If abortion is an unlimited right, should women be allowed to abort even if the fetus is viable?

The original Roe v Wade decision fell across competing interests of the state. The first was unspoken because the need to protect the vulnerable is a truism. But, argue the victors, WHO exactly is vulnerable here?

Cue violins, because that question seldom has a clear answer unless you define terms, such as ‘There is no ‘who’ other than the woman until an infant draws breath and continues to do so as a viable organism. How’s that for a careful statement which considers values on their own merits?

Too many cases exist where a third-trimester abortion winds up with a “non-viable” infant due to “measures taken.” After all, the idea was to abort, so not many will quibble with the attending physician’s decision to crush the infant’s skull while it’s still in the birth canal. After that it becomes difficult, and moot, to argue that the infant was going to be viable.

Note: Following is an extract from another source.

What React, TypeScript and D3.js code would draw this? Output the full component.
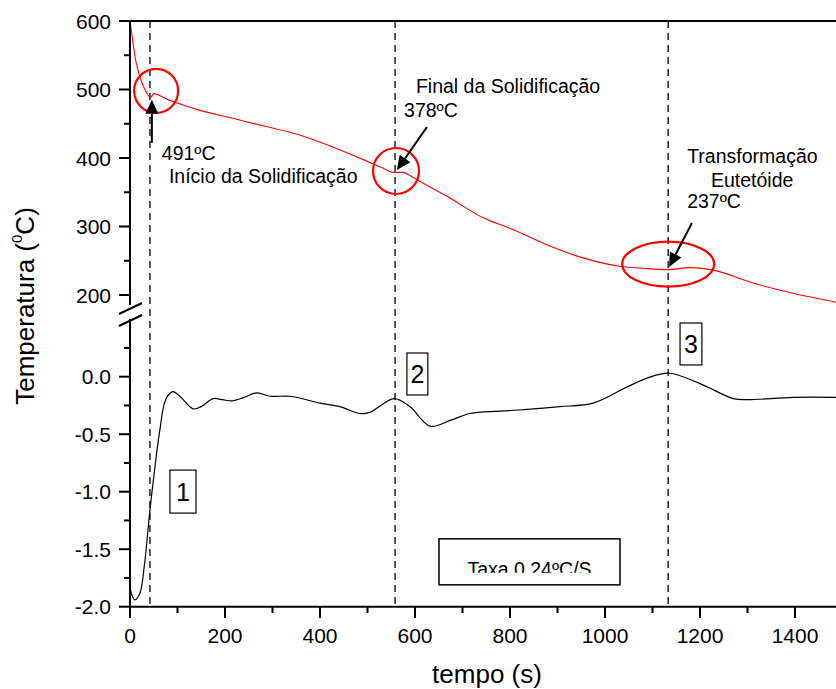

On the other side of the question we reach “allow.” This is a free country. Denying an action requires a strong definition of the harm involved, and here wed run up against the legal definition which a) requires that a living, breathing, already-viable human receives harm, and b) makes a command decision that, until a being is fully determined to be both detached from the umbilicus and breathing well, It Just Ain’t A Person.

Viable fetus? Third paragraph above is a truck-sized loophole. Allowed? The legal system declares that no actual person has received an injury. Another truck-sized loophole.

And all because the fourth amendment trumped the humanity of the unborn, for the simple, practical reason that IT COULD. You can’t tell if a woman is pregnant without some kind of search. Cue trumpets.